start Material for this exercise

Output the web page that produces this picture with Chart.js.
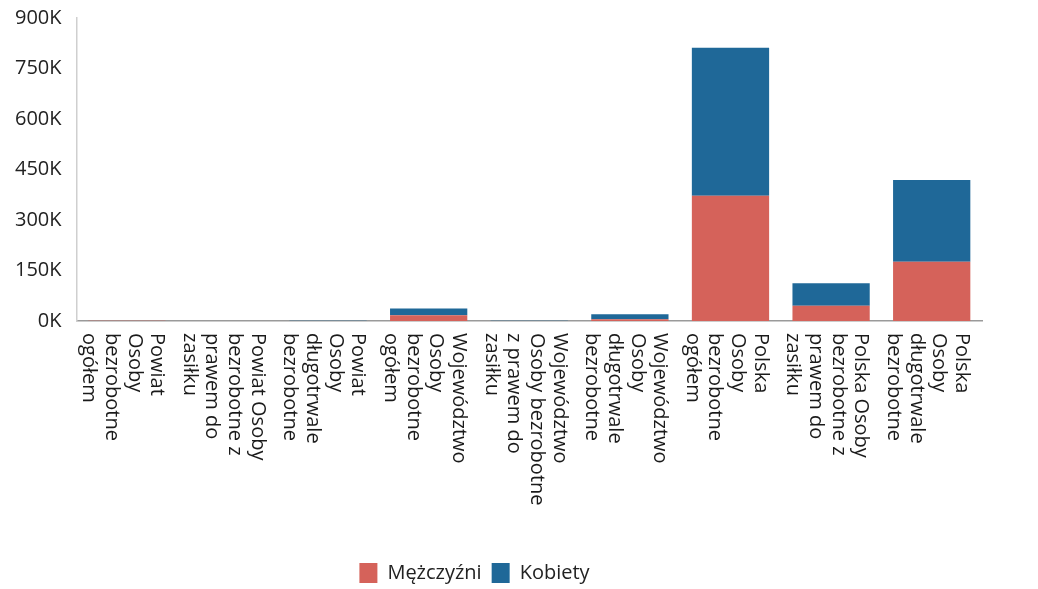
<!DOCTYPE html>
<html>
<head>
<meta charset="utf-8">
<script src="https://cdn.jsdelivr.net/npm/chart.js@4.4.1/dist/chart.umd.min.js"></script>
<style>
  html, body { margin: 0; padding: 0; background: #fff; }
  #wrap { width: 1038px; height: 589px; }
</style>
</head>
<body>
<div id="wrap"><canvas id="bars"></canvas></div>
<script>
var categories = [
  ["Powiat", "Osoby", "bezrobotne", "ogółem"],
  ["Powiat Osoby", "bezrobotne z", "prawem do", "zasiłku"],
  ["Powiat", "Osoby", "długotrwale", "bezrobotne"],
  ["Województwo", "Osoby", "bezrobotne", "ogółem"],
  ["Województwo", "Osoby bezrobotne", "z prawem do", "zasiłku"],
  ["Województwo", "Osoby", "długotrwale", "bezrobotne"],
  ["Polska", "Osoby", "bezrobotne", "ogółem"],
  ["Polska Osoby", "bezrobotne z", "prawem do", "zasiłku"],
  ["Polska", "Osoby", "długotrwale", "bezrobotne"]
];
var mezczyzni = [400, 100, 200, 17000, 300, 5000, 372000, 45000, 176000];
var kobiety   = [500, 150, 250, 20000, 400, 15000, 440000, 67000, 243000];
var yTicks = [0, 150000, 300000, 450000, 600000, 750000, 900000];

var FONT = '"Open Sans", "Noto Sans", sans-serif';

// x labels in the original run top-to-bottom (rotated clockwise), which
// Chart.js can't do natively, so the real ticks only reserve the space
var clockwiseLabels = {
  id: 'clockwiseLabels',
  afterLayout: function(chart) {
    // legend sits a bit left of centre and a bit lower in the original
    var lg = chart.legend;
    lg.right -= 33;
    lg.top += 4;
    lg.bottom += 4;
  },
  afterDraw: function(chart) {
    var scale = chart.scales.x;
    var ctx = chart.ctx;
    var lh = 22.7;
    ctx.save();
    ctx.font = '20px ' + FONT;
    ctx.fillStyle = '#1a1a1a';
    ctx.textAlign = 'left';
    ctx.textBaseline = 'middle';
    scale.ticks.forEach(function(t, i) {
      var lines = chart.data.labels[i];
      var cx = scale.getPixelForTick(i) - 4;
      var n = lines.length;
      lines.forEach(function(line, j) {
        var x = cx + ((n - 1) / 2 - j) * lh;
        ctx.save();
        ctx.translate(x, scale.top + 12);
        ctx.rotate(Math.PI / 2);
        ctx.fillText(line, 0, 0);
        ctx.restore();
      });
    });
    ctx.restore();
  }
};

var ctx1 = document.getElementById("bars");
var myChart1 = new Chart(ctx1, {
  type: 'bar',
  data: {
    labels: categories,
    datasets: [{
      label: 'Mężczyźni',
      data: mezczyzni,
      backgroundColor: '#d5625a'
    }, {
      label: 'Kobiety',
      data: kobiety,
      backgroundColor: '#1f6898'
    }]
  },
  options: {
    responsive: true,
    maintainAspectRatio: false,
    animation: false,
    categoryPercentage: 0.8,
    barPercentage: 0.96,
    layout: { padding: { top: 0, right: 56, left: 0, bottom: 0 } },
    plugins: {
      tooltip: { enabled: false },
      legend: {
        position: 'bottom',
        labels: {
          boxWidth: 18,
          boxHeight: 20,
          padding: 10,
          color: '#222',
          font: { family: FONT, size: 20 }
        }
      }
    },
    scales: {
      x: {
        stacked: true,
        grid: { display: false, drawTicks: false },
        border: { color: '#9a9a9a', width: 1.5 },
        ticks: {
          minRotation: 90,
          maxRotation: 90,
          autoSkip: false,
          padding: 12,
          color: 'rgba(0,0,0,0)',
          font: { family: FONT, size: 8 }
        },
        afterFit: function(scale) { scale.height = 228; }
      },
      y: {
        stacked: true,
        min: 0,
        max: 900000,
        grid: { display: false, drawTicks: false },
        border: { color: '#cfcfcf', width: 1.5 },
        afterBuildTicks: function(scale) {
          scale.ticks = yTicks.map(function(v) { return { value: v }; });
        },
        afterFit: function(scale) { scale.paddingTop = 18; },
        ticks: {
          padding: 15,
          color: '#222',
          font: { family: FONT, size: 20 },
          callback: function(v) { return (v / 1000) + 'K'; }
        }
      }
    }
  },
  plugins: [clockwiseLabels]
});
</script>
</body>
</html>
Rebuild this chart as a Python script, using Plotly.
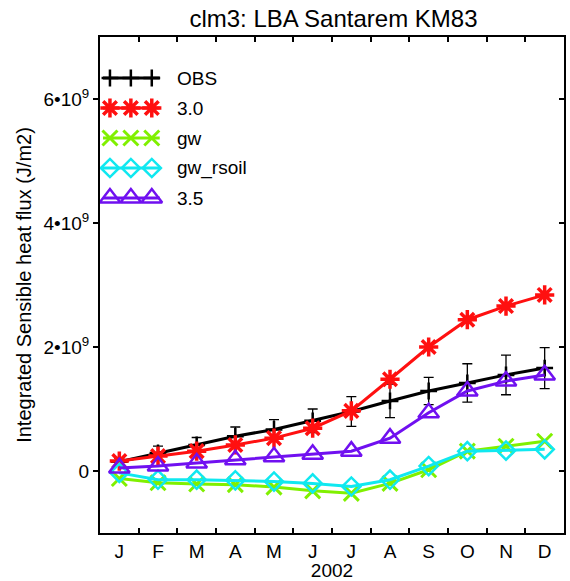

end Material for this exercise

Transcribe the complete set of entries verbatim. No pictures belong in the copy.

Output the web page that produces this picture with Chart.js.
<!DOCTYPE html>
<html>
<head>
<meta charset="utf-8">
<script src="https://cdn.jsdelivr.net/npm/chart.js@4.4.1/dist/chart.umd.min.js"></script>
<style>
  html, body { margin: 0; padding: 0; background: #fff; }
  #wrap { width: 1038px; height: 589px; }
</style>
</head>
<body>
<div id="wrap"><canvas id="bars"></canvas></div>
<script>
var categories = [
  ["Powiat", "Osoby", "bezrobotne", "ogółem"],
  ["Powiat Osoby", "bezrobotne z", "prawem do", "zasiłku"],
  ["Powiat", "Osoby", "długotrwale", "bezrobotne"],
  ["Województwo", "Osoby", "bezrobotne", "ogółem"],
  ["Województwo", "Osoby bezrobotne", "z prawem do", "zasiłku"],
  ["Województwo", "Osoby", "długotrwale", "bezrobotne"],
  ["Polska", "Osoby", "bezrobotne", "ogółem"],
  ["Polska Osoby", "bezrobotne z", "prawem do", "zasiłku"],
  ["Polska", "Osoby", "długotrwale", "bezrobotne"]
];
var mezczyzni = [400, 100, 200, 17000, 300, 5000, 372000, 45000, 176000];
var kobiety   = [500, 150, 250, 20000, 400, 15000, 440000, 67000, 243000];
var yTicks = [0, 150000, 300000, 450000, 600000, 750000, 900000];

var FONT = '"Open Sans", "Noto Sans", sans-serif';

// x labels in the original run top-to-bottom (rotated clockwise), which
// Chart.js can't do natively, so the real ticks only reserve the space
var clockwiseLabels = {
  id: 'clockwiseLabels',
  afterLayout: function(chart) {
    // legend sits a bit left of centre and a bit lower in the original
    var lg = chart.legend;
    lg.right -= 33;
    lg.top += 4;
    lg.bottom += 4;
  },
  afterDraw: function(chart) {
    var scale = chart.scales.x;
    var ctx = chart.ctx;
    var lh = 22.7;
    ctx.save();
    ctx.font = '20px ' + FONT;
    ctx.fillStyle = '#1a1a1a';
    ctx.textAlign = 'left';
    ctx.textBaseline = 'middle';
    scale.ticks.forEach(function(t, i) {
      var lines = chart.data.labels[i];
      var cx = scale.getPixelForTick(i) - 4;
      var n = lines.length;
      lines.forEach(function(line, j) {
        var x = cx + ((n - 1) / 2 - j) * lh;
        ctx.save();
        ctx.translate(x, scale.top + 12);
        ctx.rotate(Math.PI / 2);
        ctx.fillText(line, 0, 0);
        ctx.restore();
      });
    });
    ctx.restore();
  }
};

var ctx1 = document.getElementById("bars");
var myChart1 = new Chart(ctx1, {
  type: 'bar',
  data: {
    labels: categories,
    datasets: [{
      label: 'Mężczyźni',
      data: mezczyzni,
      backgroundColor: '#d5625a'
    }, {
      label: 'Kobiety',
      data: kobiety,
      backgroundColor: '#1f6898'
    }]
  },
  options: {
    responsive: true,
    maintainAspectRatio: false,
    animation: false,
    categoryPercentage: 0.8,
    barPercentage: 0.96,
    layout: { padding: { top: 0, right: 56, left: 0, bottom: 0 } },
    plugins: {
      tooltip: { enabled: false },
      legend: {
        position: 'bottom',
        labels: {
          boxWidth: 18,
          boxHeight: 20,
          padding: 10,
          color: '#222',
          font: { family: FONT, size: 20 }
        }
      }
    },
    scales: {
      x: {
        stacked: true,
        grid: { display: false, drawTicks: false },
        border: { color: '#9a9a9a', width: 1.5 },
        ticks: {
          minRotation: 90,
          maxRotation: 90,
          autoSkip: false,
          padding: 12,
          color: 'rgba(0,0,0,0)',
          font: { family: FONT, size: 8 }
        },
        afterFit: function(scale) { scale.height = 228; }
      },
      y: {
        stacked: true,
        min: 0,
        max: 900000,
        grid: { display: false, drawTicks: false },
        border: { color: '#cfcfcf', width: 1.5 },
        afterBuildTicks: function(scale) {
          scale.ticks = yTicks.map(function(v) { return { value: v }; });
        },
        afterFit: function(scale) { scale.paddingTop = 18; },
        ticks: {
          padding: 15,
          color: '#222',
          font: { family: FONT, size: 20 },
          callback: function(v) { return (v / 1000) + 'K'; }
        }
      }
    }
  },
  plugins: [clockwiseLabels]
});
</script>
</body>
</html>
Rebuild this chart as a Python script, using Plotly.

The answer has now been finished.